Something that a easy open arcade stick like the TE2 or Razer stick with 3.5mm TRS connectors
I suggest keep the wires internal to avoid accidental pulling or damage. There also less case modding.

Generally wire the stick with a DB 25 (or something like it) going to a project Box which has your PCB inside. You can interchange PCBs and expand with forwards compatibility. PCB specific functions can be installed on the Project Box. Like the few consoles that use a number Keypad. And that eliminates trying to mount a keypad onto the stick it self.

“Wise Fwom Youw Gwave”

The reason I ask is because
a) I also have extra Power A sticks with ring finger buttons for Power A for complaining about an ear-piercing tone present in the first 3 Power A sticks (1 plus 2 replacement, a third replacement seems to notnnot have that problem, but Im not sure it’s a settign, and if the setting makes him unable to communicate out with a micrphone. PLus tere’s an isue of watching a monvie and it suddenly going dead in the middle, and it’s wired, so why would thee be a battery-saving sfeatureif it’s USB wired?))

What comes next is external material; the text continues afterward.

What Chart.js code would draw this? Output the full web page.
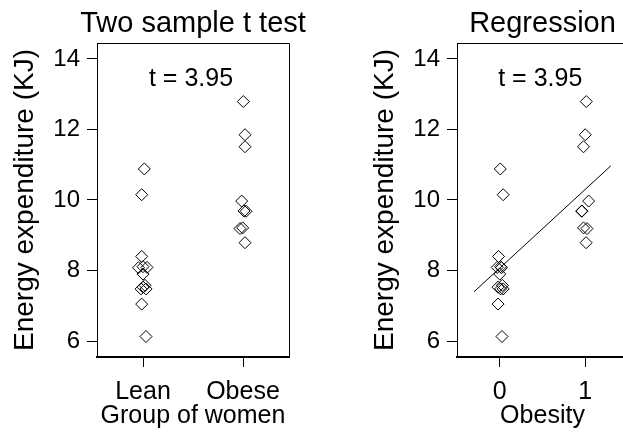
<!DOCTYPE html>
<html>
<head>
<meta charset="utf-8">
<script src="https://cdn.jsdelivr.net/npm/chart.js@4.4.1/dist/chart.umd.min.js"></script>
<style>
  html, body { margin: 0; padding: 0; background: #fff; overflow: hidden; }
  body { width: 623px; height: 432px; position: relative; }
  canvas { position: absolute; top: 0; }
  #tTest { left: 0; }
  #regress { left: 360px; }
</style>
</head>
<body>
<canvas id="tTest" width="311" height="432"></canvas>
<canvas id="regress" width="290" height="432"></canvas>
<script>
// energy expenditure of lean and obese women (KJ)
const leanEnergy = [6.13, 7.05, 7.48, 7.48, 7.53, 7.58, 7.90, 8.08, 8.09, 8.11, 8.40, 10.15, 10.88];
const obeseEnergy = [8.79, 9.19, 9.21, 9.68, 9.69, 9.97, 11.51, 11.85, 12.79];

// x positions of the points (with the small jitter seen in the picture)
const leanXGroup = [1.03, 0.987, 0.98, 1.03, 1.0, 1.02, 1.0, 0.955, 1.04, 1.0, 0.987, 0.987, 1.013];
const obeseXGroup = [2.02, 1.97, 1.997, 2.03, 2.01, 1.987, 2.02, 2.02, 2.003];
const leanXObesity = [0.026, -0.02, 0.01, 0.04, -0.02, 0.03, 0.0, 0.02, -0.03, 0.01, -0.014, 0.04, 0.006];
const obeseXObesity = [1.01, 1.02, 0.98, 0.96, 0.96, 1.04, 0.98, 1.0, 1.012];

// fitted regression line, end points
const fitX = [-0.3, 1.3];
const fitY = [7.40, 10.97];

const groupTicks = [1, 2];
const groupLabels = ['Lean', 'Obese'];
const obesityTicks = [0, 1];
const energyTicks = [6, 8, 10, 12, 14];
const tLabel = 't = 3.95';

const FONT = "'Liberation Sans', Arial, sans-serif";

function toPoints(xs, ys) {
    return ys.map((y, i) => ({ x: xs[i], y: y }));
}

// top and right sides of the box, panel title and the t label
const boxPlugin = {
    id: 'boxAndLabel',
    afterDraw(chart, args, opts) {
        const { ctx, chartArea } = chart;
        ctx.save();
        ctx.strokeStyle = '#000';
        ctx.lineWidth = 1;
        ctx.beginPath();
        ctx.moveTo(chartArea.left, chartArea.top + 0.5);
        ctx.lineTo(chartArea.right + 0.5, chartArea.top + 0.5);
        ctx.lineTo(chartArea.right + 0.5, chartArea.bottom);
        ctx.stroke();

        ctx.fillStyle = '#000';
        ctx.textAlign = 'center';

        ctx.font = '29px ' + FONT;
        ctx.textBaseline = 'alphabetic';
        ctx.fillText(opts.title, (chartArea.left + chartArea.right) / 2, 32);

        const px = chart.scales.x.getPixelForValue(opts.at[0]);
        const py = chart.scales.y.getPixelForValue(opts.at[1]);
        ctx.font = '25px ' + FONT;
        ctx.textBaseline = 'middle';
        ctx.fillText(opts.text, px, py);
        ctx.restore();
    }
};

function makePanel(id, cfg) {
    const pointSet = {
        type: 'scatter',
        data: cfg.points,
        pointStyle: 'rectRot',
        pointRadius: 6,
        pointBorderWidth: 1,
        borderColor: '#000',
        backgroundColor: 'rgba(0,0,0,0)',
        order: 1,
    };
    const datasets = [pointSet].concat(cfg.extra || []);

    return new Chart(document.getElementById(id), {
        type: 'scatter',
        data: { datasets },
        plugins: [boxPlugin],
        options: {
            responsive: false,
            animation: false,
            events: [],
            layout: { padding: { left: 0, right: 22, top: 43, bottom: 0 } },
            plugins: {
                legend: { display: false },
                tooltip: { enabled: false },
                title: { display: false },
                boxAndLabel: { text: tLabel, title: cfg.title, at: cfg.tAt },
            },
            scales: {
                x: {
                    type: 'linear',
                    min: cfg.xMin,
                    max: cfg.xMax,
                    afterBuildTicks: s => { s.ticks = cfg.xTicks.map(v => ({ value: v })); },
                    afterFit: s => { s.height = 75; },
                    grid: { drawOnChartArea: false, drawTicks: true, tickLength: 10, tickColor: '#000', tickWidth: 1 },
                    border: { display: true, color: '#000', width: 2 },
                    ticks: {
                        color: '#000',
                        padding: 13,
                        maxRotation: 0,
                        autoSkip: false,
                        font: { family: FONT, size: 25, lineHeight: 1 },
                        callback: cfg.xLabel,
                    },
                    title: {
                        display: true,
                        text: cfg.xTitle,
                        color: '#000',
                        font: { family: FONT, size: 25, lineHeight: 1 },
                        padding: { top: 0, bottom: 3 },
                    },
                },
                y: {
                    type: 'linear',
                    min: 5.55,
                    max: 14.45,
                    afterBuildTicks: s => { s.ticks = energyTicks.map(v => ({ value: v })); },
                    afterFit: s => { s.width = 97; },
                    grid: { drawOnChartArea: false, drawTicks: true, tickLength: 10, tickColor: '#000', tickWidth: 1 },
                    border: { display: true, color: '#000', width: 1 },
                    ticks: {
                        color: '#000',
                        padding: 7,
                        font: { family: FONT, size: 24, lineHeight: 1 },
                    },
                    title: {
                        display: true,
                        text: 'Energy expenditure (KJ)',
                        color: '#000',
                        font: { family: FONT, size: 28, lineHeight: 1 },
                        padding: { top: 11, bottom: 0 },
                    },
                },
            },
        },
    });
}

makePanel('tTest', {
    title: 'Two sample t test',
    points: toPoints(leanXGroup, leanEnergy).concat(toPoints(obeseXGroup, obeseEnergy)),
    xMin: 0.54,
    xMax: 2.46,
    xTicks: groupTicks,
    xLabel: v => groupLabels[groupTicks.indexOf(v)],
    xTitle: 'Group of women',
    tAt: [1.48, 13.43],
});

makePanel('regress', {
    title: 'Regression',
    points: toPoints(leanXObesity, leanEnergy).concat(toPoints(obeseXObesity, obeseEnergy)),
    extra: [{
        type: 'line',
        data: toPoints(fitX, fitY),
        borderColor: '#000',
        borderWidth: 1,
        pointRadius: 0,
        fill: false,
        order: 0,
    }],
    xMin: -0.5,
    xMax: 1.5,
    xTicks: obesityTicks,
    xLabel: v => String(v),
    xTitle: 'Obesity',
    tAt: [0.474, 13.43],
});
</script>
</body>
</html>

B) one of my friends likes my ambidextrous desgin for a fight stick and would like one himself.

C) and the guy I hired to build mine, Stan, does not know how to pad hack the analog triggers on the standard Xbox One controller,

D) has 2 other systems that use the Brook USB Fight Stick PCB and may be needing 2 more

Assuming I hire Stan, and all my friend wants is an Xbox One fight stick, and nonoe of the other compatible systems, would programing the ring finger buttons as the triggers, and wiring up those ring finger buttons be a solution that would work?

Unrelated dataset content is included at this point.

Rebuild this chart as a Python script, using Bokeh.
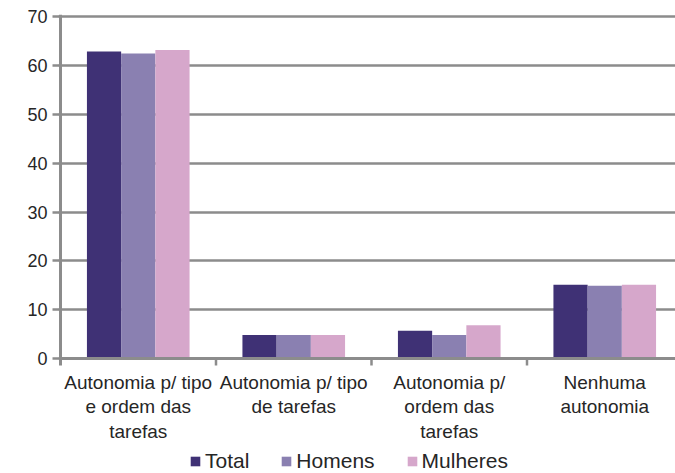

We wouldn’t have to either buy a Brook UBS Fight PCB, buy a ready-for-fight Xbox One only PCB with digital triggers instead of analog ones, or either have Stan learn the method described above, or hire someone else.

He does have a Wii U, a Switch, and may eventually get a 360 for non-backwards compatible games. Based on the same I see when comparing Xbox achievements, I think he wonws enough 360-only, download-only games that justify adding a 360. But I’m not sure if he’s getting that

I don’t know his Wii U or Switch list. 3 questions about that:

  1. Which 1 or more of these standards are used on the Brook?: Wii Classic, Wii U Pro, Game Cube, Switch Pro, Single Joycon augment? ( thought I saw 6 button fight sticks where you can plug in one joycon and has external casing that runs the fight stick that allows for 8 joystick players in Bomberman. Apparently, it’s a Switch On the Road Fight stick.))

  2. If one’s missing (I suspect Wii Classic if I remember right. By the way, the way I get it is via PS2-> Wii classic adapter. He does not have a ps2 machine.) and he has enough of a reason to get it, how would one acquire a PBC and wire a Wii Classic?

  3. Besides fighting games and other obvious 4-way and 8-way games, are there any “sleeper” games that would have a good enough improvement with a digital stick to justify buying something for it, and which 1 or more of the 4 arcade stick standards do they use?

  4. How about any games, based on historical pre-conceived notions about the series before playing the new game, that “sound” like fight stick games, but are impossible to use that way due to the 4 buttons not working predictably like a d-pad? This is in case he goes shopping on the virtual stores and might be eyeing a title.